Alessandra Bernardes
Que grande absurdo é esse?
Onde já se viu termos que explicar que “não”, uma palavra com significado tão óbvio, claro e materializado, é o que é?
Absurdo que essa explicação se faz necessária devido a voz de quem a pronuncia. E aqui começa o X da questão deste artigo. O que significa o “não” dito por uma mulher, e o que significa o “não” dito por um homem.
Analisemos com cuidado, como se fosse necessário, a palavra PARE. Restaria alguma dúvida, desentendimento ou necessidade de explicação para PARE?
Não seria um absurdo incompreensível termos que fazer uma campanha publicitária para educar uma sociedade sobre o significado do PARE?
Até posso imaginar algumas falas, comerciais e outdoors dizendo assim:
PARE significa não dê mais nenhum passo nessa direção, caso contrário você cairá no precipício.
PARE significa não se mova, caso contrário você levará um tiro.
PARE significa quando o sinal de trânsito está no vermelho que seu carro não deve se movimentar. Espere o sinal verde para prosseguir.
Usemos essa mesma analogia para sim, corra, segure, sangue, frio, quente, e tantas outras palavras incontestavelmente entendidas intuitivamente sem necessidade de nenhuma explicação, independente de quem as pronuncia.
Então, paremos para pensar, e nos assombrar.

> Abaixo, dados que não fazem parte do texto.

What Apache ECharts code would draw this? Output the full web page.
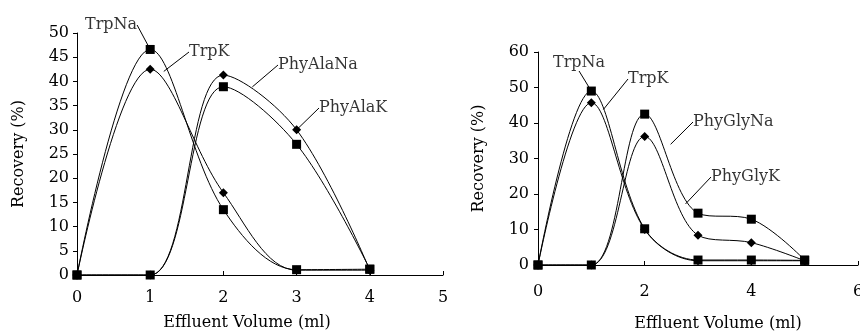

Por que precisamos de uma campanha em nível nacional, massificada, veiculada em todos os meios de comunicação? Por que precisamos de ícones nacionais, marchinhas de carnaval, camisetas estampadas, outdoors, tv, rádio, mídias sociais etc…etc… para explicar que quando uma mulher diz não, o significado disso é categórico?
Ter que explicar o óbvio, o indubitável, o incontestável não é um absurdo?
Ter que explicar que quando uma mulher diz “não” significa “não” é admitir publicamente que quando uma mulher fala, o significado, a mensagem, o objetivo da comunicação são ignorados e subjugados. Que absurdo é esse, senhoras e senhores?
Importante extrapolarmos a questão e concluirmos que, se para o entendimento de um simples não, temos, nós mulheres, que nos esforçarmos a esse ponto, pensemos e realizemos o esforço que estamos fazendo para que nossas ideias, mensagens e qualquer ordem de comunicação seja respeitada, entendida e considerada. Não entrarei aqui no mérito do contexto da “aceitação”, essa esfera abre uma discussão ainda mais profunda.
Essa questão, a voz da mulher, um dos marcos para a criação da psicanálise, foi objeto de estudo para Freud e Breuer há décadas. Movimento esse que permitiu transformar a voz antes silenciada em “grito”. Mais de 70 anos depois ainda são necessários “gritos”, e esses gritos são ainda vistos como histerias. Mesmo que esses tenham se transformado em “falas livres”, essas ainda precisam de tradução, reforço de significado e campanhas nacionais para ganhar sentido. Um absurdo aterrador.